Leitsatz
Die EU-Kommission hatte Klage gegen das Vereinigte Königreich erhoben, weil die Richtlinie 77/799/EWG des Rates vom 19.12.1977 (mit späteren Änderungen) über die gegenseitige Amtshilfe zwischen den zuständigen Behörden der Mitgliedstaaten im Bereich der direkten und indirekten Steuern nicht vollständig auf das Gebiet von Gibraltar angewendet werde.
Sachverhalt
Nach Artikel 1 Abs. 1 der Richtlinie erteilen sich die zuständigen Behörden der Mitgliedstaaten gegenseitig alle Auskünfte, die für die zutreffende Festsetzung der Steuern vom Einkommen und vom Vermögen geeignet sein können, sowie alle Auskünfte bezüglich der Festsetzung und Erhebung folgender indirekter Steuern: Mehrwertsteuer, Mineralölsteuer sowie Verbrauchsteuer auf Alkohol, alkoholische Getränke und Tabakwaren.
Nach Artikel 8 Abs. 1 sind die Mitgliedstaaten nicht zu Ermittlungen oder zur Übermittlung von Auskünften verpflichtet, wenn deren Durchführung oder deren Beschaffung oder Verwertung durch die zuständige Behörde des Auskunft gebenden Staates für ihre eigenen steuerlichen Zwecke gesetzliche Vorschriften oder ihre Verwaltungspraxis entgegenstünden.
Gibraltar genießt seit 1830 den Status einer Crown Colony (British Overseas Territory). Für die Stadt gilt die Gibraltar Constitution Order 1969, die sie in ihrer Präambel als "part of Her Majesty's dominions" bezeichnet. Trotz einer umfangreichen Übertragung von Selbstregierungsbefugnissen an demokratisch in der Kronkolonie gewählte lokale Einrichtungen verbleiben der Krone die Zuständigkeiten im Bereich der Außenpolitik, der Verteidigung und der öffentlichen Sicherheit. Nach Artikel 299 EG unterliegt Gibraltar somit grundsätzlich dem Gemeinschaftsrecht, gehört nach Artikel 3 der 6. EG-Richtlinie aber nicht zum Gemeinschaftsgebiet.
Entscheidung
Das Vereinigte Königreich hatte geltend gemacht, dass die Amtshilfe-Richtlinie insofern auf Gibraltar nicht anwendbar sei, als es sich dabei um Bestimmungen zur Harmonisierung der Rechtsvorschriften über die Umsatzsteuern, die Verbrauchsabgaben und sonstige indirekte Steuern nach Artikel 93 EG handele, die nach Artikel 28 der Beitrittsakte 1972 gerade nicht auf Gibraltar anwendbar seien.
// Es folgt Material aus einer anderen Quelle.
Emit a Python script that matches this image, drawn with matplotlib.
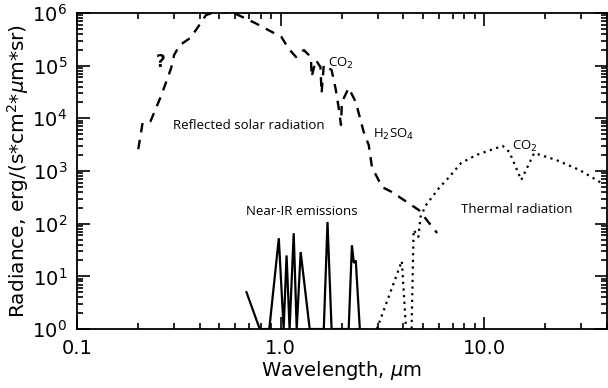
import matplotlib
matplotlib.use('Agg')
import matplotlib.pyplot as plt
from matplotlib.ticker import FixedLocator, LogLocator, NullFormatter

# reflected solar radiation (dashed)
wl_solar = [0.20, 0.21, 0.23, 0.26, 0.29, 0.30, 0.32, 0.36, 0.39, 0.43, 0.48, 0.59, 0.75,
            1.01, 1.09, 1.19, 1.30, 1.41, 1.42, 1.49, 1.57, 1.59, 1.63, 1.78, 1.86, 1.93,
            1.98, 2.00, 2.16, 2.34, 2.56, 2.71, 2.81, 3.15, 3.52, 4.78, 5.87]
rad_solar = [2600, 8200, 8900, 27700, 90000, 160000, 246000, 335000, 518000, 915000, 1.05e6,
             1.0e6, 645000, 350000, 216000, 146000, 198000, 146000, 61000, 128000, 94000,
             30000, 103000, 82800, 37700, 15700, 7470, 20400, 37700, 20400, 5500, 3100, 1190,
             497, 399, 181, 66.5]

# near-IR emissions (solid)
wl_nir = [0.68, 0.79, 0.88, 0.98, 1.035, 1.07, 1.107, 1.16, 1.20, 1.255, 1.39, 1.63, 1.70,
          1.78, 2.16, 2.24, 2.29, 2.34, 2.45]
rad_nir = [5.0, 1, 1, 53, 1, 25, 1, 66, 1, 29, 1, 1, 108, 1, 1, 39, 18, 20, 1]

# thermal radiation (dotted)
wl_th = [2.97, 3.94, 4.13, 4.40, 4.50, 4.75, 4.87, 5.18, 6.0, 6.73, 7.7, 9.14, 11.5, 12.3,
         13.3, 15.2, 17.6, 22.6, 29.4, 37.7]
rad_th = [1, 19.6, 1, 1, 76, 56, 136, 226, 475, 769, 1418, 2012, 2733, 3000,
          2292, 675, 2196, 1617, 1045, 592]

xticks = [0.1, 1.0, 10.0]
xticklabels = ['0.1', '1.0', '10.0']

fig = plt.figure(figsize=(6.08, 3.88), dpi=100)
ax = fig.add_axes([0.1266, 0.152, 0.8714, 0.8145])

ax.plot(wl_solar, rad_solar, color='black', lw=1.7, linestyle=(0, (4, 3.2)))
ax.plot(wl_nir, rad_nir, color='black', lw=1.6, solid_joinstyle='miter')
ax.plot(wl_th, rad_th, color='black', lw=1.6, linestyle=(0, (1, 2.0)))

ax.set_xscale('log')
ax.set_yscale('log')
ax.set_xlim(0.1, 40)
ax.set_ylim(1, 1e6)

# minor ticks only inside the plotted range
xminor = [m * d for d in (0.1, 1, 10) for m in range(2, 10) if m * d <= 40]
yminor = [m * 10 ** e for e in range(6) for m in range(2, 10)]

ax.set_xticks(xticks, xticklabels)
ax.xaxis.set_minor_locator(FixedLocator(xminor))
ax.xaxis.set_minor_formatter(NullFormatter())
ax.yaxis.set_major_locator(LogLocator(base=10, numticks=10))
ax.yaxis.set_minor_locator(FixedLocator(yminor))
ax.yaxis.set_minor_formatter(NullFormatter())

ax.tick_params(which='both', direction='in', top=True, right=True, width=1.2)
ax.tick_params(which='major', length=9, labelsize=14, pad=7)
ax.tick_params(which='minor', length=4.5)
for s in ax.spines.values():
    s.set_linewidth(1.3)

ax.set_xlabel(r'Wavelength, $\mu$m', fontsize=14, labelpad=1)
ax.set_ylabel(r'Radiance, erg/(s*cm$^2$*$\mu$m*sr)', fontsize=14.5, labelpad=1)

tfont = dict(family='Open Sans', fontsize=9.5, color='black')
ax.text(0.257, 117000, '?', ha='center', va='center', fontsize=12, fontweight='bold')
ax.text(0.297, 7470, 'Reflected solar radiation', ha='left', va='center', **tfont)
ax.text(1.70, 112000, r'CO$_2$', ha='left', va='center', **tfont)
ax.text(2.84, 5040, r'H$_2$SO$_4$', ha='left', va='center', **tfont)
ax.text(0.68, 174, 'Near-IR emissions', ha='left', va='center', **tfont)
ax.text(7.7, 182, 'Thermal radiation', ha='left', va='center', **tfont)
ax.text(13.7, 2980, r'CO$_2$', ha='left', va='center', **tfont)

fig.savefig('out.png', dpi=100)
Die EU-Kommission war der Meinung war, dass die Richtlinie keine Harmonisierung der innerstaatlichen Steuervorschriften vornehme. Die Mitgliedstaaten seien verpflichtet gewesen, die geänderte Richtlinie 77/799/EWG für die Mehrwertsteuer spätestens bis zum 1.1.1981 (nach der Richtlinie 79/1070/EWG) und für Verbrauchsteuern spätestens bis zum 1.1.1993 (nach der Richtlinie 92/12/EWG) umzusetzen.
Hinweis
Der EuGH hat entscheiden, dass die Amtshilfe-Richtlinie, soweit sie die Mehrwertsteuer betrifft, auf Gibraltar anwendbar ist. Artikel 28 der Beitrittsakte, wonach die Rechtsakte der Organe der Gemeinschaft betreffend die Harmonisierung der Rechtsvorschriften der Mitgliedstaaten über die Umsatzsteuer auf Gibraltar nicht anwendbar sind, sofern der Rat der Europäischen Union nicht einstimmig auf Vorschlag der Kommission etwas anderes bestimmt, ist nach dem EuGH-Urteil eng auszulegen. Bestimmungen, die sich darauf beschränken, eine Zusammenarbeit zwischen Mitgliedstaaten vorzusehen, und es jedem Mitgliedstaat überlassen, für Ermittlungen und die Übermittlung der Auskunft seine eigenen Methoden anzuwenden, können nicht als Rechtsakte betreffend die Harmonisierung der Rechtsvorschriften der Mitgliedstaaten über die Umsatzsteuer im Sinne von Artikel 28 der Beitrittsakte angesehen werden. Nach den weiteren Entscheidungsgründen ist die Amtshilfe-Richtlinie auch anwendbar, soweit die Verbrauchsteuern angesprochen sind.